▶ **Exercise brief**:
Exclude the pictures and reproduce the remaining data exactly as written.
# # # #
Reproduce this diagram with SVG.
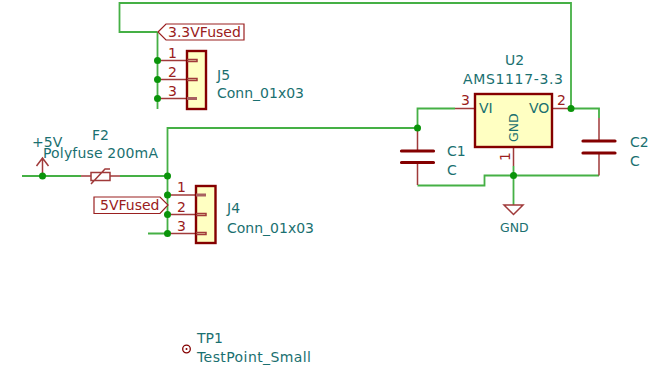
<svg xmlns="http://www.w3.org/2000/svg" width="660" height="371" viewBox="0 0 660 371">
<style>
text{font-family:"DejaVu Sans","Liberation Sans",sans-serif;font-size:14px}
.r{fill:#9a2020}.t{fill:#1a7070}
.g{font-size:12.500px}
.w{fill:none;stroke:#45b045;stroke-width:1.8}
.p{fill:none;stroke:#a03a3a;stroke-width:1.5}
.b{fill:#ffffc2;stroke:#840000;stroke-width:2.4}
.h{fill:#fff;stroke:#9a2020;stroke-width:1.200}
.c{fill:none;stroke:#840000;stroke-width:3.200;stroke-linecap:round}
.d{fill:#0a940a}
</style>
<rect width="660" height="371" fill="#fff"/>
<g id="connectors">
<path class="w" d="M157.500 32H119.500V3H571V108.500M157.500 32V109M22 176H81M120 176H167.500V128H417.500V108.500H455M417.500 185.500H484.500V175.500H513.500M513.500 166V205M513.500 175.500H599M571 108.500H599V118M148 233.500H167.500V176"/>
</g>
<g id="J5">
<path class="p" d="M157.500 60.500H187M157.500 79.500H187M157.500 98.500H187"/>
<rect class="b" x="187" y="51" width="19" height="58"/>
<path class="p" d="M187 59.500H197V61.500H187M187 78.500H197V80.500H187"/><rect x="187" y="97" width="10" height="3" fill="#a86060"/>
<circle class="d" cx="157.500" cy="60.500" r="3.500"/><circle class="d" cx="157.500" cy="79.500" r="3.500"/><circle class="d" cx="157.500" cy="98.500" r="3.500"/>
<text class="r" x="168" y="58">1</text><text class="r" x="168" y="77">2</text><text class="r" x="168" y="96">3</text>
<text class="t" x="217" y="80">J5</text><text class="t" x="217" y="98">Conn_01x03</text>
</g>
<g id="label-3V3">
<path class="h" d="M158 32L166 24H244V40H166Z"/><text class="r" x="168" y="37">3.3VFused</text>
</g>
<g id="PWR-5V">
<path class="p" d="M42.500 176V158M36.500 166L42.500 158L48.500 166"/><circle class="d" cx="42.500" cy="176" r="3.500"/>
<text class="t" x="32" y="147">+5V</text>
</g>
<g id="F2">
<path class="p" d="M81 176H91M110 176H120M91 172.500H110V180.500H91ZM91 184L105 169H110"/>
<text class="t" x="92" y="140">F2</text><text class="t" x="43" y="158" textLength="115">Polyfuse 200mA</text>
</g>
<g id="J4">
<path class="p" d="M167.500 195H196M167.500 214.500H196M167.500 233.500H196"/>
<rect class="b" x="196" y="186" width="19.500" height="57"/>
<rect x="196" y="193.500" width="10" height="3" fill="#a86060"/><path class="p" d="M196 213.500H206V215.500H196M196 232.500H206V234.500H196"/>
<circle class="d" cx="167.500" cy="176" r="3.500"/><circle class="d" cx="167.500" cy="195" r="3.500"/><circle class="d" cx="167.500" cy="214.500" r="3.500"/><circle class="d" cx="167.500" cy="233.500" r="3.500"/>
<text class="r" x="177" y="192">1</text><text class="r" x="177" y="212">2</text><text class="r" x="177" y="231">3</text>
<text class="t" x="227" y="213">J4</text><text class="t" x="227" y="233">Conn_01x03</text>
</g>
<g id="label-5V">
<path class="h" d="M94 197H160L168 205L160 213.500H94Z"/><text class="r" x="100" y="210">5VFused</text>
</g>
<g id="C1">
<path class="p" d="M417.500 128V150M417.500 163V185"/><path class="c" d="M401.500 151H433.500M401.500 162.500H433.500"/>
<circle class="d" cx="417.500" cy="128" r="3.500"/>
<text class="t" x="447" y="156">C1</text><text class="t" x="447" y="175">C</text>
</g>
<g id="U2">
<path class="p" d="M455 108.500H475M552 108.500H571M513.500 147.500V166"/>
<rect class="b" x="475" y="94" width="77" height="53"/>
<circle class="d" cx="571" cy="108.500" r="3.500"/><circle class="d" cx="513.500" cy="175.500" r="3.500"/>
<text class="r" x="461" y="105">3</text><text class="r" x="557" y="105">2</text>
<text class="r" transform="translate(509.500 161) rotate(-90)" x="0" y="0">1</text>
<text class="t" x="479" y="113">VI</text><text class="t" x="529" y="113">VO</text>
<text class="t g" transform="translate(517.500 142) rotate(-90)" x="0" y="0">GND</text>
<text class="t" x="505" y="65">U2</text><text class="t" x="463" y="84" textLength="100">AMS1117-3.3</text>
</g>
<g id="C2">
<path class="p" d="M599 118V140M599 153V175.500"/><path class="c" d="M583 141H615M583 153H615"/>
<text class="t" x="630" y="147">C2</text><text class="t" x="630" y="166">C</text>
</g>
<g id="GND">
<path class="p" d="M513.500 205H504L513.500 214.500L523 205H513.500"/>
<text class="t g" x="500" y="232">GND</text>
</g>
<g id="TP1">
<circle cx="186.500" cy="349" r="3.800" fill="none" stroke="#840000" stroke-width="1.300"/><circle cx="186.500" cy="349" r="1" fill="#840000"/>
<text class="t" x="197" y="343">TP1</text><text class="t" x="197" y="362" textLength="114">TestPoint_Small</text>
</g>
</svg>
# # # #
▶ **Final result**:
Reproduce this diagram with SVG.
<svg xmlns="http://www.w3.org/2000/svg" width="660" height="371" viewBox="0 0 660 371">
<style>
text{font-family:"DejaVu Sans","Liberation Sans",sans-serif;font-size:14px}
.r{fill:#9a2020}.t{fill:#1a7070}
.g{font-size:12.500px}
.w{fill:none;stroke:#45b045;stroke-width:1.8}
.p{fill:none;stroke:#a03a3a;stroke-width:1.5}
.b{fill:#ffffc2;stroke:#840000;stroke-width:2.4}
.h{fill:#fff;stroke:#9a2020;stroke-width:1.200}
.c{fill:none;stroke:#840000;stroke-width:3.200;stroke-linecap:round}
.d{fill:#0a940a}
</style>
<rect width="660" height="371" fill="#fff"/>
<g id="connectors">
<path class="w" d="M157.500 32H119.500V3H571V108.500M157.500 32V109M22 176H81M120 176H167.500V128H417.500V108.500H455M417.500 185.500H484.500V175.500H513.500M513.500 166V205M513.500 175.500H599M571 108.500H599V118M148 233.500H167.500V176"/>
</g>
<g id="J5">
<path class="p" d="M157.500 60.500H187M157.500 79.500H187M157.500 98.500H187"/>
<rect class="b" x="187" y="51" width="19" height="58"/>
<path class="p" d="M187 59.500H197V61.500H187M187 78.500H197V80.500H187"/><rect x="187" y="97" width="10" height="3" fill="#a86060"/>
<circle class="d" cx="157.500" cy="60.500" r="3.500"/><circle class="d" cx="157.500" cy="79.500" r="3.500"/><circle class="d" cx="157.500" cy="98.500" r="3.500"/>
<text class="r" x="168" y="58">1</text><text class="r" x="168" y="77">2</text><text class="r" x="168" y="96">3</text>
<text class="t" x="217" y="80">J5</text><text class="t" x="217" y="98">Conn_01x03</text>
</g>
<g id="label-3V3">
<path class="h" d="M158 32L166 24H244V40H166Z"/><text class="r" x="168" y="37">3.3VFused</text>
</g>
<g id="PWR-5V">
<path class="p" d="M42.500 176V158M36.500 166L42.500 158L48.500 166"/><circle class="d" cx="42.500" cy="176" r="3.500"/>
<text class="t" x="32" y="147">+5V</text>
</g>
<g id="F2">
<path class="p" d="M81 176H91M110 176H120M91 172.500H110V180.500H91ZM91 184L105 169H110"/>
<text class="t" x="92" y="140">F2</text><text class="t" x="43" y="158" textLength="115">Polyfuse 200mA</text>
</g>
<g id="J4">
<path class="p" d="M167.500 195H196M167.500 214.500H196M167.500 233.500H196"/>
<rect class="b" x="196" y="186" width="19.500" height="57"/>
<rect x="196" y="193.500" width="10" height="3" fill="#a86060"/><path class="p" d="M196 213.500H206V215.500H196M196 232.500H206V234.500H196"/>
<circle class="d" cx="167.500" cy="176" r="3.500"/><circle class="d" cx="167.500" cy="195" r="3.500"/><circle class="d" cx="167.500" cy="214.500" r="3.500"/><circle class="d" cx="167.500" cy="233.500" r="3.500"/>
<text class="r" x="177" y="192">1</text><text class="r" x="177" y="212">2</text><text class="r" x="177" y="231">3</text>
<text class="t" x="227" y="213">J4</text><text class="t" x="227" y="233">Conn_01x03</text>
</g>
<g id="label-5V">
<path class="h" d="M94 197H160L168 205L160 213.500H94Z"/><text class="r" x="100" y="210">5VFused</text>
</g>
<g id="C1">
<path class="p" d="M417.500 128V150M417.500 163V185"/><path class="c" d="M401.500 151H433.500M401.500 162.500H433.500"/>
<circle class="d" cx="417.500" cy="128" r="3.500"/>
<text class="t" x="447" y="156">C1</text><text class="t" x="447" y="175">C</text>
</g>
<g id="U2">
<path class="p" d="M455 108.500H475M552 108.500H571M513.500 147.500V166"/>
<rect class="b" x="475" y="94" width="77" height="53"/>
<circle class="d" cx="571" cy="108.500" r="3.500"/><circle class="d" cx="513.500" cy="175.500" r="3.500"/>
<text class="r" x="461" y="105">3</text><text class="r" x="557" y="105">2</text>
<text class="r" transform="translate(509.500 161) rotate(-90)" x="0" y="0">1</text>
<text class="t" x="479" y="113">VI</text><text class="t" x="529" y="113">VO</text>
<text class="t g" transform="translate(517.500 142) rotate(-90)" x="0" y="0">GND</text>
<text class="t" x="505" y="65">U2</text><text class="t" x="463" y="84" textLength="100">AMS1117-3.3</text>
</g>
<g id="C2">
<path class="p" d="M599 118V140M599 153V175.500"/><path class="c" d="M583 141H615M583 153H615"/>
<text class="t" x="630" y="147">C2</text><text class="t" x="630" y="166">C</text>
</g>
<g id="GND">
<path class="p" d="M513.500 205H504L513.500 214.500L523 205H513.500"/>
<text class="t g" x="500" y="232">GND</text>
</g>
<g id="TP1">
<circle cx="186.500" cy="349" r="3.800" fill="none" stroke="#840000" stroke-width="1.300"/><circle cx="186.500" cy="349" r="1" fill="#840000"/>
<text class="t" x="197" y="343">TP1</text><text class="t" x="197" y="362" textLength="114">TestPoint_Small</text>
</g>
</svg>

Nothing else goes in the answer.